No room: when worth is measured by cargo, not a person

The refusal is blunt and repetitive: No room, no room. The reason is practical—the boat is too small—but the emotional impact is devastating because the boat is full of what he gave: Loaded with my gold paddy. The speaker has successfully transferred his value, yet that very success blocks his inclusion. The boat’s capacity becomes a metaphor for a world where what you produce can be taken and carried forward, while you remain disposable. Even the sky mirrors this heaviness: Across the rain-sky clouds heave. The final image strips everything back to the original solitude: On the bare river-bank, I remain alone. He has moved from being lonely with a harvest to being lonely with nothing.

The poem’s central tension: longing for passage vs. the cost of giving

The most painful contradiction is that the speaker’s longing makes him complicit in his own abandonment.

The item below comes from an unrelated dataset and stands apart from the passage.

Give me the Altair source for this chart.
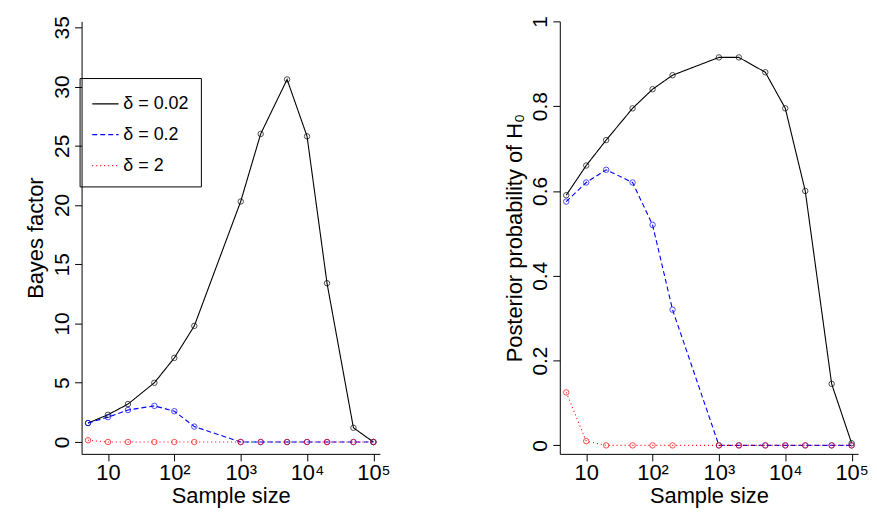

He calls the paddy golden, a word that suggests not only value but radiance—something sunlit and hard-won—yet it is offered away under a storm. The boat, meanwhile, is both alluring and indifferent: it comes near enough to be heard singing, yet it will not pause long enough to hold him. The speaker’s belief that he knows her face makes the rejection sharper, because it implies this is not just loss but betrayal by something he trusted: beauty, destiny, love, time, or success itself. The poem doesn’t settle which one; it lets the boat stay symbolic precisely so the reader feels how many kinds of hope can behave this way.

A sharper question the poem forces

If the boat can take layer upon layer of the speaker’s labour, why is there never room for the labourer? The poem makes that question unavoidable by keeping the boat too small only after it is filled with his grain. It is as if the speaker has mistaken extraction for intimacy—and the poem leaves him standing where that mistake becomes visible.

What the golden boat ultimately takes

The last line is brutally comprehensive: What had has gone; the golden boat took all. The boat does not merely take a harvest; it takes the speaker’s season, his hope of recognition, and his imagined future. Yet it cannot take the one thing he most wants to give—his own presence. That imbalance is the poem’s final ache: the world can absorb what you make, even what you offer freely, while still refusing to carry you with it. The speaker’s loneliness at the start is emotional; at the end it becomes existential, a bare fact like the emptied bank after the boat has vanished into rain.